Through these efforts, the evaluation team can create guidelines for improved agent coaching, with an emphasis on issues that are important to customers. In addition, they can identify and halt actions viewed as negative by customers. As a result, the gap between quality measures and customer satisfaction scores is minimized. In turn, this enhances the customer’s contact experience and elevates their satisfaction.
Getting to the Root Cause of Customer Contacts in Your Call Center
Root-cause analysis reveals the underlying factors behind customer interactions. The goal is to deliver proactive care by getting to the root of customer contacts and fixing whatever prompted the customer to initiate contact in the first place.
In this step, the evaluation team collects customer interaction data and aggregates it with enterprise data to analyze the effects of the overall business model on the customer contact channels. The purpose of this exercise is to identify and quantify opportunities to improve upstream business processes. The team sends its findings to business unit heads and functional managers, leveraging their insights to effect a business transformation.
New tools that facilitate the team’s root cause analysis include:
- Web-based Customer Disposition and Categorization tool — captures data most critical for business process analysis
- Business Enterprise Data Collection tool — enables the evaluation team to capture data from upstream processes
- Process-Driving Data Repository — provides an updated snapshot of business performance, facilitating recommendations for business transformation.
As a result of the root cause analysis, the evaluation team delivers a solution roadmap to the contact center operations manager.
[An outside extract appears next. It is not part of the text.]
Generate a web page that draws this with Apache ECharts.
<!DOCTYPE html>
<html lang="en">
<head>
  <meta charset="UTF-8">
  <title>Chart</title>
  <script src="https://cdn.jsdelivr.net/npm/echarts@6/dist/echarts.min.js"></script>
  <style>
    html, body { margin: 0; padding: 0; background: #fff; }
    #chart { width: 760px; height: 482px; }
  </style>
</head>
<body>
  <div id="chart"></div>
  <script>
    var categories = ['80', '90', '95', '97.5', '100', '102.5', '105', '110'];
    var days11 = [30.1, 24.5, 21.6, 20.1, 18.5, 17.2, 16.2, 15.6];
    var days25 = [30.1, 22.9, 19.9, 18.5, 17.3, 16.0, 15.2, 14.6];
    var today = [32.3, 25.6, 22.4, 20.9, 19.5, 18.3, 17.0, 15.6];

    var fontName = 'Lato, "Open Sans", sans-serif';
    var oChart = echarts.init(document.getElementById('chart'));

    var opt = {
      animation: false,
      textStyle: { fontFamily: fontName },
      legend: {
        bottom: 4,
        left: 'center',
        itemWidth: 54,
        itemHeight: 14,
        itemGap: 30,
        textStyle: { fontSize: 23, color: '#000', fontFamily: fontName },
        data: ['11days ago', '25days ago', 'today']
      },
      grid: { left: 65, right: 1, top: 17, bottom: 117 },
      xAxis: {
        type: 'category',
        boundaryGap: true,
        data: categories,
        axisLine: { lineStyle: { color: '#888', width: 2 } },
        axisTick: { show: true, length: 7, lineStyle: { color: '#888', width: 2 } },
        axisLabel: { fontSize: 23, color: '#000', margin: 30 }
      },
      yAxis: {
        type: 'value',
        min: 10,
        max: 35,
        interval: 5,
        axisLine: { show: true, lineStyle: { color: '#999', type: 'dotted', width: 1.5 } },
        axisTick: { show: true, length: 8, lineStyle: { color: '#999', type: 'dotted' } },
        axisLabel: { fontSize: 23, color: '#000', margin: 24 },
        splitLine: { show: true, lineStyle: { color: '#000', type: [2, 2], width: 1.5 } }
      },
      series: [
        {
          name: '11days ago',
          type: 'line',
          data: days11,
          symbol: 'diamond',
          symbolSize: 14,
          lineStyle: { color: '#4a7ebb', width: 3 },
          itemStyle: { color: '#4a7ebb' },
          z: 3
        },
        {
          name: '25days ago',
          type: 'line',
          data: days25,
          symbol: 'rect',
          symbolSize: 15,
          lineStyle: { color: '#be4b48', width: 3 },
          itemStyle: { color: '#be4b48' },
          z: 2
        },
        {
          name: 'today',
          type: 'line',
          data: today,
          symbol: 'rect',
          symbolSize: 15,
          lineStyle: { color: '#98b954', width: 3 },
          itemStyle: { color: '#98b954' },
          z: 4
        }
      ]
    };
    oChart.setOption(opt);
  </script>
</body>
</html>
That plan quantifies the expected results from the business transformation. By developing business intelligence around how our processes affect our customers, we have seen our partners gain tremendous return on their investment in root cause analysis. One client was able to identify more than $12 million in savings opportunities and recognized a return of $2 million as a result of initial process improvements. In another engagement, we have seen first-year savings of $8 million generated via implementing the recommendations from deploying business intelligence to analyze the root causes of contact center volume. But the short-term savings generated via gains in process efficiency are only the first of many benefits. By fixing enterprise processes, a company can create a stronger and simplified customer experience, generate fewer customer contacts and create loyal, satisfied customers who drive business growth.
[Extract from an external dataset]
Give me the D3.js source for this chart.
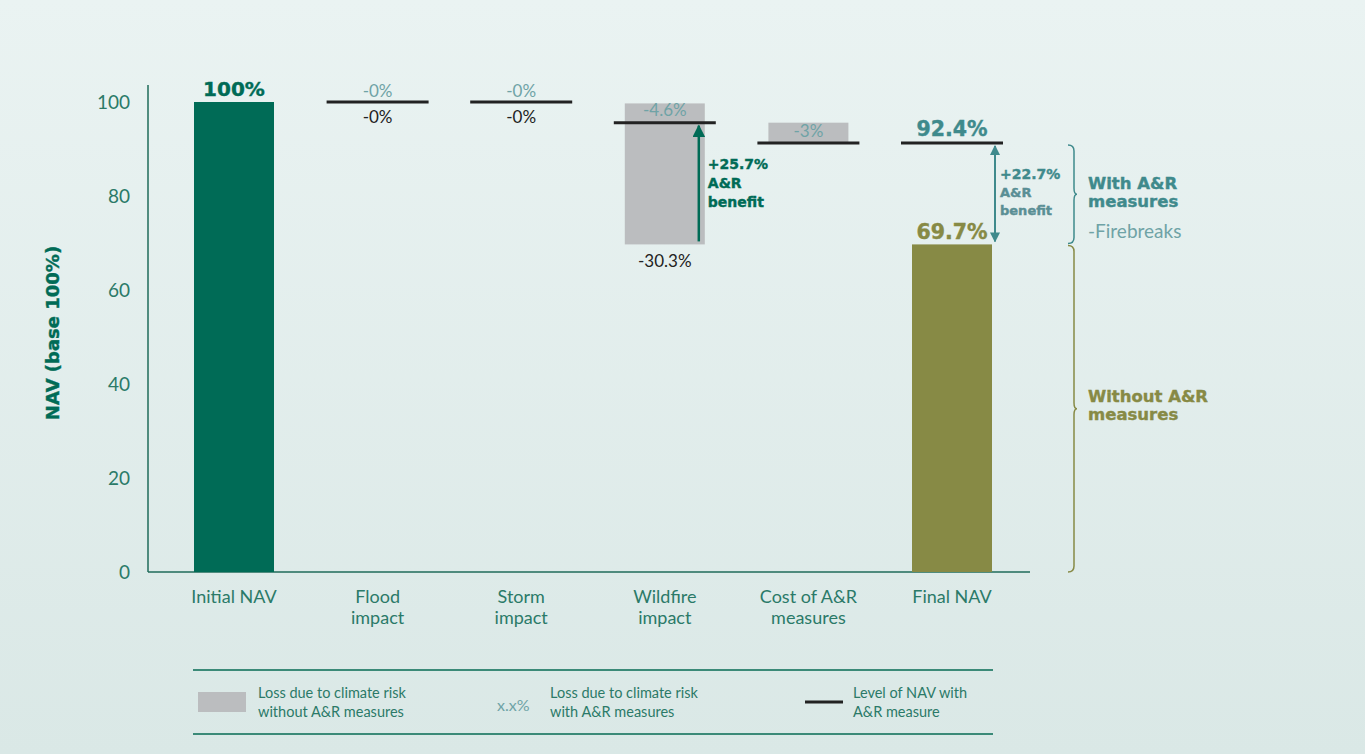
<!DOCTYPE html>
<html><head><meta charset="utf-8">
<script src="https://cdn.jsdelivr.net/npm/d3@7"></script>
<style>
html,body{margin:0;padding:0;}
body{width:1365px;height:754px;overflow:hidden;}
svg text{font-family:Lato,"Open Sans",sans-serif;}
svg text.b{font-family:"DejaVu Sans",sans-serif;font-weight:bold;stroke-width:0.4px;}
</style></head>
<body>
<svg id="c" width="1365" height="754"></svg>
<script>
const categories = ["Initial NAV","Flood impact","Storm impact","Wildfire impact","Cost of A&R measures","Final NAV"];
const categoryLines = [["Initial NAV"],["Flood","impact"],["Storm","impact"],["Wildfire","impact"],["Cost of A&R","measures"],["Final NAV"]];
const solidValues = [100, null, null, null, null, 69.7];
const grayFrom = [null, null, null, 99.7, 95.6, null];
const grayTo = [null, null, null, 69.7, 91.3, null];
const levelWith = [null, 100, 100, 95.6, 91.3, 91.3];
const lossWithLabels = [null, "-0%", "-0%", "-4.6%", "-3%", null];
const lossWithoutLabels = [null, "-0%", "-0%", "-30.3%", null, null];
const valueLabels = ["100%", null, null, null, null, "69.7%"];
const finalWithLabel = "92.4%";
const yTicks = [0, 20, 40, 60, 80, 100];
const benefitWildfire = {value: "+25.7%", from: 69.7, to: 95.6};
const benefitFinal = {value: "+22.7%", from: 69.7, to: 91.3};

const svg = d3.select("#c");
const defs = svg.append("defs");
const g = defs.append("linearGradient").attr("id","bg").attr("x1",0).attr("y1",0).attr("x2",0).attr("y2",1);
g.append("stop").attr("offset","0%").attr("stop-color","#eaf3f2");
g.append("stop").attr("offset","100%").attr("stop-color","#dae8e6");
svg.append("rect").attr("width",1365).attr("height",754).attr("fill","url(#bg)");

const GREEN="#006b56", TEAL="#3f8a8c", LTEAL="#6fa3a6", OLIVE="#878a45", GRAY="#bbbdbf", AXC="#2b7a68";

const y = d3.scaleLinear().domain([0,100]).range([572,102]);
const x = d3.scalePoint().domain(categories).range([234,952]);
const barW = 80, lineW = 102;

function bold(sel, color){ return sel.attr("class","b").attr("fill",color).attr("stroke",color); }

// y axis
const yAxis = d3.axisLeft(y).tickValues(yTicks).tickSize(0).tickPadding(18);
const ya = svg.append("g").attr("transform","translate(148,0)").call(yAxis);
ya.select(".domain").remove();
ya.selectAll("text").attr("fill",AXC).attr("font-size",19).style("font-family","Lato,sans-serif");
svg.append("line").attr("x1",148).attr("x2",148).attr("y1",85).attr("y2",y(0)).attr("stroke","#1f6b5a").attr("stroke-width",1.5);
svg.append("line").attr("x1",148).attr("x2",1030).attr("y1",y(0)).attr("y2",y(0)).attr("stroke","#1f6b5a").attr("stroke-width",1.5);

bold(svg.append("text"),GREEN).attr("transform","translate(59,333) rotate(-90)").attr("text-anchor","middle")
  .attr("font-size",18).text("NAV (base 100%)");

// category labels
categories.forEach((c,i)=>{
  const t = svg.append("text").attr("x",x(c)).attr("y",603).attr("text-anchor","middle").attr("fill",AXC).attr("font-size",18);
  categoryLines[i].forEach((l,j)=>t.append("tspan").attr("x",x(c)).attr("dy",j?21:0).text(l));
});

// gray loss bars
categories.forEach((c,i)=>{
  if(grayFrom[i]!=null){
    svg.append("rect").attr("x",x(c)-barW/2).attr("width",barW)
      .attr("y",y(grayFrom[i])).attr("height",y(grayTo[i])-y(grayFrom[i])).attr("fill",GRAY);
  }
});
// solid bars
categories.forEach((c,i)=>{
  if(solidValues[i]!=null){
    svg.append("rect").attr("x",x(c)-barW/2).attr("width",barW)
      .attr("y",y(solidValues[i])).attr("height",y(0)-y(solidValues[i])).attr("fill",i===0?GREEN:OLIVE);
  }
});
// level lines
categories.forEach((c,i)=>{
  if(levelWith[i]!=null){
    svg.append("line").attr("x1",x(c)-lineW/2).attr("x2",x(c)+lineW/2)
      .attr("y1",y(levelWith[i])).attr("y2",y(levelWith[i])).attr("stroke","#222").attr("stroke-width",3);
  }
});
// loss labels
categories.forEach((c,i)=>{
  if(lossWithLabels[i]!=null){
    let yy;
    if(i===1||i===2) yy = y(levelWith[i]) - 5;
    else if(i===3) yy = y(levelWith[i]) - 7;
    else yy = y(grayTo[i]) - 6;
    svg.append("text").attr("x",x(c)).attr("y",yy).attr("text-anchor","middle").attr("fill",LTEAL).attr("font-size",17).text(lossWithLabels[i]);
  }
  if(lossWithoutLabels[i]!=null){
    let yy = (i===3) ? y(grayTo[i]) + 23 : y(levelWith[i]) + 21;
    svg.append("text").attr("x",x(c)).attr("y",yy).attr("text-anchor","middle").attr("fill","#222").attr("font-size",17).text(lossWithoutLabels[i]);
  }
});
// value labels
bold(svg.append("text"),GREEN).attr("x",x(categories[0])).attr("y",y(solidValues[0])-6).attr("text-anchor","middle")
  .attr("font-size",20).text(valueLabels[0]);
bold(svg.append("text"),TEAL).attr("x",x(categories[5])).attr("y",y(levelWith[5])-7).attr("text-anchor","middle")
  .attr("font-size",20.5).text(finalWithLabel);
bold(svg.append("text"),OLIVE).attr("x",x(categories[5])).attr("y",y(solidValues[5])-5).attr("text-anchor","middle")
  .attr("font-size",20.5).text(valueLabels[5]);

// arrows
function mk(id,color){
  defs.append("marker").attr("id",id).attr("viewBox","0 0 10 10").attr("refX",9).attr("refY",5)
    .attr("markerWidth",5).attr("markerHeight",5).attr("orient","auto-start-reverse")
    .append("path").attr("d","M0,0L10,5L0,10z").attr("fill",color);
}
mk("ag",GREEN); mk("at",TEAL);
const ax1 = x(categories[3]) + 34;
svg.append("line").attr("x1",ax1).attr("x2",ax1).attr("y1",y(benefitWildfire.from)-3).attr("y2",y(benefitWildfire.to)+3)
  .attr("stroke",GREEN).attr("stroke-width",2.5).attr("marker-end","url(#ag)");
const t1 = bold(svg.append("text"),GREEN).attr("x",ax1+9).attr("y",169).attr("font-size",14);
[benefitWildfire.value,"A&R","benefit"].forEach((l,j)=>t1.append("tspan").attr("x",ax1+9).attr("dy",j?19:0).text(l));

const ax2 = x(categories[5]) + 43;
svg.append("line").attr("x1",ax2).attr("x2",ax2).attr("y1",y(benefitFinal.from)-3).attr("y2",y(benefitFinal.to)+3)
  .attr("stroke",TEAL).attr("stroke-width",2).attr("marker-end","url(#at)").attr("marker-start","url(#at)");
const t2 = bold(svg.append("text"),TEAL).attr("x",ax2+5).attr("y",179).attr("font-size",14);
[benefitFinal.value,"A&R","benefit"].forEach((l,j)=>t2.append("tspan").attr("x",ax2+5).attr("dy",j?18:0)
  .attr("font-size",j?13:14).attr("fill",j?"#5a8f95":TEAL).attr("stroke",j?"#5a8f95":TEAL).text(l));

// braces
function brace(x0,y0,y1,color){
  const m=(y0+y1)/2, w=9, r=6;
  const p = `M${x0},${y0} Q${x0+r},${y0} ${x0+r},${y0+r} L${x0+r},${m-r} Q${x0+r},${m} ${x0+w},${m} Q${x0+r},${m} ${x0+r},${m+r} L${x0+r},${y1-r} Q${x0+r},${y1} ${x0},${y1}`;
  svg.append("path").attr("d",p).attr("fill","none").attr("stroke",color).attr("stroke-width",1.5);
}
brace(1068, y(benefitFinal.to)+2, y(benefitFinal.from)-1, TEAL);
brace(1068, y(benefitFinal.from)+1, y(0), OLIVE);

const t3 = bold(svg.append("text"),TEAL).attr("x",1088).attr("y",189).attr("font-size",16.5);
["With A&R","measures"].forEach((l,j)=>t3.append("tspan").attr("x",1088).attr("dy",j?18:0).text(l));
svg.append("text").attr("x",1088).attr("y",238).attr("fill",LTEAL).attr("font-size",19).text("-Firebreaks");
const t4 = bold(svg.append("text"),OLIVE).attr("x",1088).attr("y",402).attr("font-size",16.5);
["Without A&R","measures"].forEach((l,j)=>t4.append("tspan").attr("x",1088).attr("dy",j?18:0).text(l));

// legend
svg.append("line").attr("x1",193).attr("x2",993).attr("y1",670).attr("y2",670).attr("stroke","#3b8a78").attr("stroke-width",2);
svg.append("line").attr("x1",193).attr("x2",993).attr("y1",734).attr("y2",734).attr("stroke","#3b8a78").attr("stroke-width",2);
svg.append("rect").attr("x",198).attr("y",692).attr("width",48).attr("height",20).attr("fill",GRAY);
function legText(xx,lines,color){
  const t = svg.append("text").attr("x",xx).attr("y",698).attr("fill",color||AXC).attr("font-size",14.5);
  lines.forEach((l,j)=>t.append("tspan").attr("x",xx).attr("dy",j?19:0).text(l));
}
legText(258,["Loss due to climate risk","without A&R measures"]);
svg.append("text").attr("x",497).attr("y",711).attr("fill",LTEAL).attr("font-size",16).text("x.x%");
legText(550,["Loss due to climate risk","with A&R measures"]);
svg.append("line").attr("x1",805).attr("x2",843).attr("y1",702).attr("y2",702).attr("stroke","#222").attr("stroke-width",3);
legText(853,["Level of NAV with","A&R measure"]);
</script>
</body></html>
Results Achieved in Critical Areas
Since the contact center often is the main interaction point between a business and its customers, it serves as the nexus of relationship management for your most vital constituency. As such, every customer transaction should translate into actionable business improvement recommendations. It is important for contact centers to have the right processes and tools in order to effectively analyze and utilize the vast amounts of data inherent in the contact center. Proper use and understanding of what data is important and how to act on that data will ultimately make it easier for your customers to do business, and deliver positive experiences that boost retention and loyalty. To achieve these goals, companies must embrace a broader strategic approach that makes relationship management the core driver of the business. Companies that do so can manage and continuously improve the customer experience, elevating service to a formidable competitive asset.